**WRITTEN PROBLEM**
Keep the images out and copy every entry below exactly.

**DATA EXCERPTS**
= = = = = = =
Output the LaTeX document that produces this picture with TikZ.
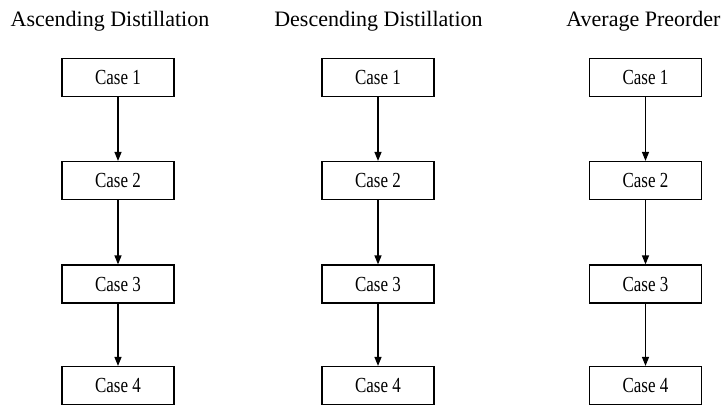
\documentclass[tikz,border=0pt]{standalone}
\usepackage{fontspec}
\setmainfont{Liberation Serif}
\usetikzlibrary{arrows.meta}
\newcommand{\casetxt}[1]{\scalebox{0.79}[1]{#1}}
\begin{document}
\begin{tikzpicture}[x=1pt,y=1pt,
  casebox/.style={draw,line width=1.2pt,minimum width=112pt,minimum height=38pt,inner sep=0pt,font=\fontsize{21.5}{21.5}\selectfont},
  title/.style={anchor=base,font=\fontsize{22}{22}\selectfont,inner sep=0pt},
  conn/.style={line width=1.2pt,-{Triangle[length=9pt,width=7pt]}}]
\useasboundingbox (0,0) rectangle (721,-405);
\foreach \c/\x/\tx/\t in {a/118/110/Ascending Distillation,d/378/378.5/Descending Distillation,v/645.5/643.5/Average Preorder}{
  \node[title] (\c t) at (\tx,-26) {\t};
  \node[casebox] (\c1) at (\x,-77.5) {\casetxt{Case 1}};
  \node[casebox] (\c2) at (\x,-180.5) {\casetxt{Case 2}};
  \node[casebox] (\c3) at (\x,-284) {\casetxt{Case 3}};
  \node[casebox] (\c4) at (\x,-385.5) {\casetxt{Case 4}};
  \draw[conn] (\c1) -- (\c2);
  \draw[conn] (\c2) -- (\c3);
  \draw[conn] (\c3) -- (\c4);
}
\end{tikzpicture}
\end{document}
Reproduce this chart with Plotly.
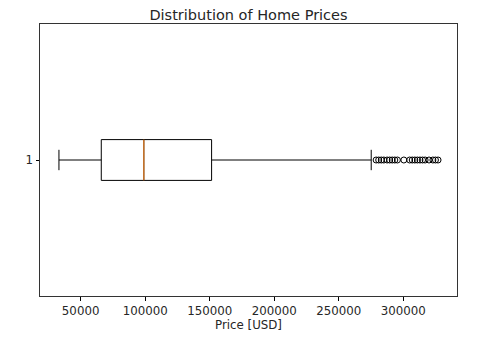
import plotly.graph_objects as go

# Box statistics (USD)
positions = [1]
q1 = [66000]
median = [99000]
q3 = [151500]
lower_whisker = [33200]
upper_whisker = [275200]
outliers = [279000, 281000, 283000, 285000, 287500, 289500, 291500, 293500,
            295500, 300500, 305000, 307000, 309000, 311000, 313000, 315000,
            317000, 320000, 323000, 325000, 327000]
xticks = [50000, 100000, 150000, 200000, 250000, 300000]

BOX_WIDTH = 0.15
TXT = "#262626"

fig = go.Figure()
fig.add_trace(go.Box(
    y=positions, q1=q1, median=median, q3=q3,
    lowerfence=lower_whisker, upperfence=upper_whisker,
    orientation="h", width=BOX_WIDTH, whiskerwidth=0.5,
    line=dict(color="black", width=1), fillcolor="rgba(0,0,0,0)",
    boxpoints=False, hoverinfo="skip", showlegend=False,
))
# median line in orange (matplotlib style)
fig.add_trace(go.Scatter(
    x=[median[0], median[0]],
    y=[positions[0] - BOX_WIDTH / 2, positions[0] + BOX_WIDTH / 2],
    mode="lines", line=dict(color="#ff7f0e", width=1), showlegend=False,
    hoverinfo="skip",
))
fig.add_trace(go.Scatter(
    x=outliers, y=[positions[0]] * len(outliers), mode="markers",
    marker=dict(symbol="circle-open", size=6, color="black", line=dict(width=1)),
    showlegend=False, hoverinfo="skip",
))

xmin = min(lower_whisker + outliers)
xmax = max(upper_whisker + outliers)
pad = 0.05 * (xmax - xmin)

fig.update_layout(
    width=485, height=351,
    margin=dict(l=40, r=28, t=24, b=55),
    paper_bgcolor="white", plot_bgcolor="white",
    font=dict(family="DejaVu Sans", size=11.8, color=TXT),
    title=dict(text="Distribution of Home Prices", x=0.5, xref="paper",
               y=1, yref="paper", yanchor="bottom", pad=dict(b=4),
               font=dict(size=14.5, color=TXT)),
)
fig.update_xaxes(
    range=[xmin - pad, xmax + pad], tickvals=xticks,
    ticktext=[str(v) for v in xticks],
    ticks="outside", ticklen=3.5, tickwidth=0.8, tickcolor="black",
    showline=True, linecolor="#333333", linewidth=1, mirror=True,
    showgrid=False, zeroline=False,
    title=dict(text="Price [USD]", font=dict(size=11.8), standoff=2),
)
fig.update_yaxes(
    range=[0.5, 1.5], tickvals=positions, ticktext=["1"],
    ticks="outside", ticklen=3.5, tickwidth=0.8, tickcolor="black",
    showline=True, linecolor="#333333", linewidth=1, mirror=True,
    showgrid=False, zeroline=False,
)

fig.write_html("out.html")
= = = = = = =
**RESPONSE**
Output the LaTeX document that produces this picture with TikZ.
\documentclass[tikz,border=0pt]{standalone}
\usepackage{fontspec}
\setmainfont{Liberation Serif}
\usetikzlibrary{arrows.meta}
\newcommand{\casetxt}[1]{\scalebox{0.79}[1]{#1}}
\begin{document}
\begin{tikzpicture}[x=1pt,y=1pt,
  casebox/.style={draw,line width=1.2pt,minimum width=112pt,minimum height=38pt,inner sep=0pt,font=\fontsize{21.5}{21.5}\selectfont},
  title/.style={anchor=base,font=\fontsize{22}{22}\selectfont,inner sep=0pt},
  conn/.style={line width=1.2pt,-{Triangle[length=9pt,width=7pt]}}]
\useasboundingbox (0,0) rectangle (721,-405);
\foreach \c/\x/\tx/\t in {a/118/110/Ascending Distillation,d/378/378.5/Descending Distillation,v/645.5/643.5/Average Preorder}{
  \node[title] (\c t) at (\tx,-26) {\t};
  \node[casebox] (\c1) at (\x,-77.5) {\casetxt{Case 1}};
  \node[casebox] (\c2) at (\x,-180.5) {\casetxt{Case 2}};
  \node[casebox] (\c3) at (\x,-284) {\casetxt{Case 3}};
  \node[casebox] (\c4) at (\x,-385.5) {\casetxt{Case 4}};
  \draw[conn] (\c1) -- (\c2);
  \draw[conn] (\c2) -- (\c3);
  \draw[conn] (\c3) -- (\c4);
}
\end{tikzpicture}
\end{document}
Reproduce this chart with Plotly.
import plotly.graph_objects as go

# Box statistics (USD)
positions = [1]
q1 = [66000]
median = [99000]
q3 = [151500]
lower_whisker = [33200]
upper_whisker = [275200]
outliers = [279000, 281000, 283000, 285000, 287500, 289500, 291500, 293500,
            295500, 300500, 305000, 307000, 309000, 311000, 313000, 315000,
            317000, 320000, 323000, 325000, 327000]
xticks = [50000, 100000, 150000, 200000, 250000, 300000]

BOX_WIDTH = 0.15
TXT = "#262626"

fig = go.Figure()
fig.add_trace(go.Box(
    y=positions, q1=q1, median=median, q3=q3,
    lowerfence=lower_whisker, upperfence=upper_whisker,
    orientation="h", width=BOX_WIDTH, whiskerwidth=0.5,
    line=dict(color="black", width=1), fillcolor="rgba(0,0,0,0)",
    boxpoints=False, hoverinfo="skip", showlegend=False,
))
# median line in orange (matplotlib style)
fig.add_trace(go.Scatter(
    x=[median[0], median[0]],
    y=[positions[0] - BOX_WIDTH / 2, positions[0] + BOX_WIDTH / 2],
    mode="lines", line=dict(color="#ff7f0e", width=1), showlegend=False,
    hoverinfo="skip",
))
fig.add_trace(go.Scatter(
    x=outliers, y=[positions[0]] * len(outliers), mode="markers",
    marker=dict(symbol="circle-open", size=6, color="black", line=dict(width=1)),
    showlegend=False, hoverinfo="skip",
))

xmin = min(lower_whisker + outliers)
xmax = max(upper_whisker + outliers)
pad = 0.05 * (xmax - xmin)

fig.update_layout(
    width=485, height=351,
    margin=dict(l=40, r=28, t=24, b=55),
    paper_bgcolor="white", plot_bgcolor="white",
    font=dict(family="DejaVu Sans", size=11.8, color=TXT),
    title=dict(text="Distribution of Home Prices", x=0.5, xref="paper",
               y=1, yref="paper", yanchor="bottom", pad=dict(b=4),
               font=dict(size=14.5, color=TXT)),
)
fig.update_xaxes(
    range=[xmin - pad, xmax + pad], tickvals=xticks,
    ticktext=[str(v) for v in xticks],
    ticks="outside", ticklen=3.5, tickwidth=0.8, tickcolor="black",
    showline=True, linecolor="#333333", linewidth=1, mirror=True,
    showgrid=False, zeroline=False,
    title=dict(text="Price [USD]", font=dict(size=11.8), standoff=2),
)
fig.update_yaxes(
    range=[0.5, 1.5], tickvals=positions, ticktext=["1"],
    ticks="outside", ticklen=3.5, tickwidth=0.8, tickcolor="black",
    showline=True, linecolor="#333333", linewidth=1, mirror=True,
    showgrid=False, zeroline=False,
)

fig.write_html("out.html")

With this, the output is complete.